- SUPPLIED MATERIAL:
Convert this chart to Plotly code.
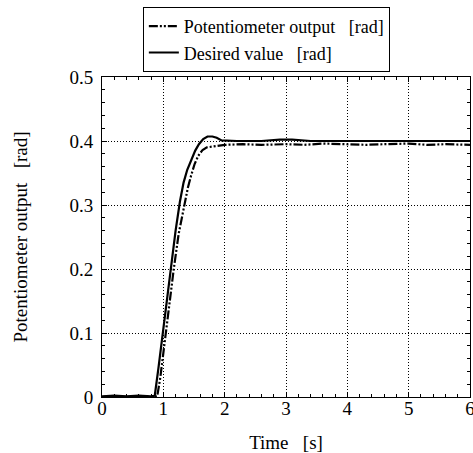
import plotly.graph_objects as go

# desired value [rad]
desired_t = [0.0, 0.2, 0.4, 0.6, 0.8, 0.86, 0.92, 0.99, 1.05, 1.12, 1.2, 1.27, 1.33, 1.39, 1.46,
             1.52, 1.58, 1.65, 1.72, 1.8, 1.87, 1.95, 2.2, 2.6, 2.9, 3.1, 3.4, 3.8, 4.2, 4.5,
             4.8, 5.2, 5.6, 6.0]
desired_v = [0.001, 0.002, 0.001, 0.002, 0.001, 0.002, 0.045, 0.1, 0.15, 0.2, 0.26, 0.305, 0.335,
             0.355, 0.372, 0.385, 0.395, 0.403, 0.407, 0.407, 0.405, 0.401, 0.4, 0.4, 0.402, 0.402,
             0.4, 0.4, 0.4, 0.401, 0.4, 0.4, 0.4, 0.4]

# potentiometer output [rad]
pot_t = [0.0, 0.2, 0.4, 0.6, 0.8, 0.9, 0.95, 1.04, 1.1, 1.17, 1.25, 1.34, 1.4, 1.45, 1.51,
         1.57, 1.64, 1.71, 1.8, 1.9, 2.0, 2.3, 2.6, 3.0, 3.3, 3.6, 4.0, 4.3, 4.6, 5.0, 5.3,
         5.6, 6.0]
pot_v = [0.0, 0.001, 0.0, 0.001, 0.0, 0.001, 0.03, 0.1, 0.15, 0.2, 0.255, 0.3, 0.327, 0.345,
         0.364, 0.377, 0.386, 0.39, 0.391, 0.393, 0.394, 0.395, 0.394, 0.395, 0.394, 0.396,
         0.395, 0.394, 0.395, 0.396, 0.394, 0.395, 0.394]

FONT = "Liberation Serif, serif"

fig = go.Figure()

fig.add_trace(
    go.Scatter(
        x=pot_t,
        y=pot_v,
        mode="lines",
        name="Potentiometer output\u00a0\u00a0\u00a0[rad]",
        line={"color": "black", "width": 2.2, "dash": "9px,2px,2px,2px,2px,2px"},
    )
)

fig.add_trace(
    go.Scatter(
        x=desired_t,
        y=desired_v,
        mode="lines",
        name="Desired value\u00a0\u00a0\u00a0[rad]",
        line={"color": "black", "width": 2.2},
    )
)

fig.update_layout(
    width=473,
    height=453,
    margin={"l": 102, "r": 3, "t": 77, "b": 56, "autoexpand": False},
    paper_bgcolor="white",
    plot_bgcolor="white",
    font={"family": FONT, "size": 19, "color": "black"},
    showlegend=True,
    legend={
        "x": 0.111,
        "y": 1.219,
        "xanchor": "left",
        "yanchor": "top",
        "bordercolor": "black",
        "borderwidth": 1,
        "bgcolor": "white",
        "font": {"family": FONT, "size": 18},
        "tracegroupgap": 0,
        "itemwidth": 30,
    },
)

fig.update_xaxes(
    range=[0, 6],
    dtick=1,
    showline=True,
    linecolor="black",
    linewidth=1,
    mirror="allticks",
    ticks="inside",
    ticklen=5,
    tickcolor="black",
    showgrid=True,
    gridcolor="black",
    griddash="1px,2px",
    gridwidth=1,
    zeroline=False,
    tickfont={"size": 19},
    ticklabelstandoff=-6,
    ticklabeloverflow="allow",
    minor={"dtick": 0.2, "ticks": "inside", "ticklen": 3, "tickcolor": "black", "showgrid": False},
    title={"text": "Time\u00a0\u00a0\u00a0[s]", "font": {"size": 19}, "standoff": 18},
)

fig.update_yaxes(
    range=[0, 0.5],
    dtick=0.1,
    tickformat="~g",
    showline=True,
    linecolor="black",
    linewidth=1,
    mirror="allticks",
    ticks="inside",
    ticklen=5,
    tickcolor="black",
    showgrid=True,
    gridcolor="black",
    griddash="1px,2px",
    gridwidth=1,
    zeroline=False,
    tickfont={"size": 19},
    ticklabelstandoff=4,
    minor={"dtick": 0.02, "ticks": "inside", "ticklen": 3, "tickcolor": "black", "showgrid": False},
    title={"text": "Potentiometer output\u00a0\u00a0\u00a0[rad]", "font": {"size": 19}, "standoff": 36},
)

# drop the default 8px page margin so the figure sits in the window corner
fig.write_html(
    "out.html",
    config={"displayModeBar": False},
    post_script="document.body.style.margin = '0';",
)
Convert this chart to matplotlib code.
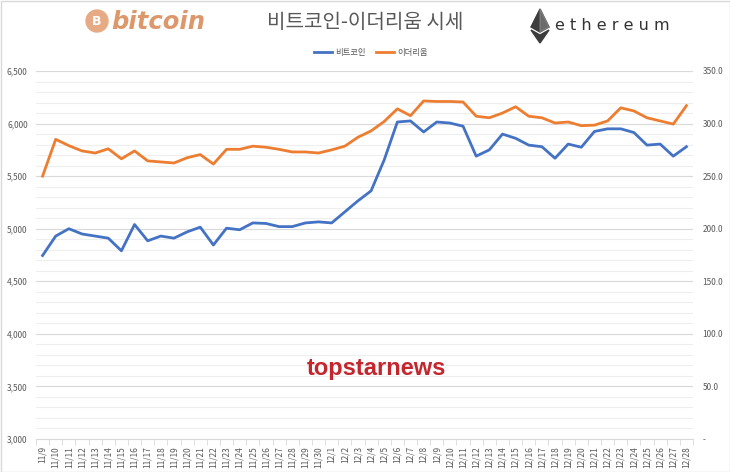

- GIVEN REQUEST: Retype every entry verbatim and exclude the pictures from the copy.

- IN RESPONSE:
Convert this chart to Plotly code.
import plotly.graph_objects as go

# desired value [rad]
desired_t = [0.0, 0.2, 0.4, 0.6, 0.8, 0.86, 0.92, 0.99, 1.05, 1.12, 1.2, 1.27, 1.33, 1.39, 1.46,
             1.52, 1.58, 1.65, 1.72, 1.8, 1.87, 1.95, 2.2, 2.6, 2.9, 3.1, 3.4, 3.8, 4.2, 4.5,
             4.8, 5.2, 5.6, 6.0]
desired_v = [0.001, 0.002, 0.001, 0.002, 0.001, 0.002, 0.045, 0.1, 0.15, 0.2, 0.26, 0.305, 0.335,
             0.355, 0.372, 0.385, 0.395, 0.403, 0.407, 0.407, 0.405, 0.401, 0.4, 0.4, 0.402, 0.402,
             0.4, 0.4, 0.4, 0.401, 0.4, 0.4, 0.4, 0.4]

# potentiometer output [rad]
pot_t = [0.0, 0.2, 0.4, 0.6, 0.8, 0.9, 0.95, 1.04, 1.1, 1.17, 1.25, 1.34, 1.4, 1.45, 1.51,
         1.57, 1.64, 1.71, 1.8, 1.9, 2.0, 2.3, 2.6, 3.0, 3.3, 3.6, 4.0, 4.3, 4.6, 5.0, 5.3,
         5.6, 6.0]
pot_v = [0.0, 0.001, 0.0, 0.001, 0.0, 0.001, 0.03, 0.1, 0.15, 0.2, 0.255, 0.3, 0.327, 0.345,
         0.364, 0.377, 0.386, 0.39, 0.391, 0.393, 0.394, 0.395, 0.394, 0.395, 0.394, 0.396,
         0.395, 0.394, 0.395, 0.396, 0.394, 0.395, 0.394]

FONT = "Liberation Serif, serif"

fig = go.Figure()

fig.add_trace(
    go.Scatter(
        x=pot_t,
        y=pot_v,
        mode="lines",
        name="Potentiometer output\u00a0\u00a0\u00a0[rad]",
        line={"color": "black", "width": 2.2, "dash": "9px,2px,2px,2px,2px,2px"},
    )
)

fig.add_trace(
    go.Scatter(
        x=desired_t,
        y=desired_v,
        mode="lines",
        name="Desired value\u00a0\u00a0\u00a0[rad]",
        line={"color": "black", "width": 2.2},
    )
)

fig.update_layout(
    width=473,
    height=453,
    margin={"l": 102, "r": 3, "t": 77, "b": 56, "autoexpand": False},
    paper_bgcolor="white",
    plot_bgcolor="white",
    font={"family": FONT, "size": 19, "color": "black"},
    showlegend=True,
    legend={
        "x": 0.111,
        "y": 1.219,
        "xanchor": "left",
        "yanchor": "top",
        "bordercolor": "black",
        "borderwidth": 1,
        "bgcolor": "white",
        "font": {"family": FONT, "size": 18},
        "tracegroupgap": 0,
        "itemwidth": 30,
    },
)

fig.update_xaxes(
    range=[0, 6],
    dtick=1,
    showline=True,
    linecolor="black",
    linewidth=1,
    mirror="allticks",
    ticks="inside",
    ticklen=5,
    tickcolor="black",
    showgrid=True,
    gridcolor="black",
    griddash="1px,2px",
    gridwidth=1,
    zeroline=False,
    tickfont={"size": 19},
    ticklabelstandoff=-6,
    ticklabeloverflow="allow",
    minor={"dtick": 0.2, "ticks": "inside", "ticklen": 3, "tickcolor": "black", "showgrid": False},
    title={"text": "Time\u00a0\u00a0\u00a0[s]", "font": {"size": 19}, "standoff": 18},
)

fig.update_yaxes(
    range=[0, 0.5],
    dtick=0.1,
    tickformat="~g",
    showline=True,
    linecolor="black",
    linewidth=1,
    mirror="allticks",
    ticks="inside",
    ticklen=5,
    tickcolor="black",
    showgrid=True,
    gridcolor="black",
    griddash="1px,2px",
    gridwidth=1,
    zeroline=False,
    tickfont={"size": 19},
    ticklabelstandoff=4,
    minor={"dtick": 0.02, "ticks": "inside", "ticklen": 3, "tickcolor": "black", "showgrid": False},
    title={"text": "Potentiometer output\u00a0\u00a0\u00a0[rad]", "font": {"size": 19}, "standoff": 36},
)

# drop the default 8px page margin so the figure sits in the window corner
fig.write_html(
    "out.html",
    config={"displayModeBar": False},
    post_script="document.body.style.margin = '0';",
)
Convert this chart to matplotlib code.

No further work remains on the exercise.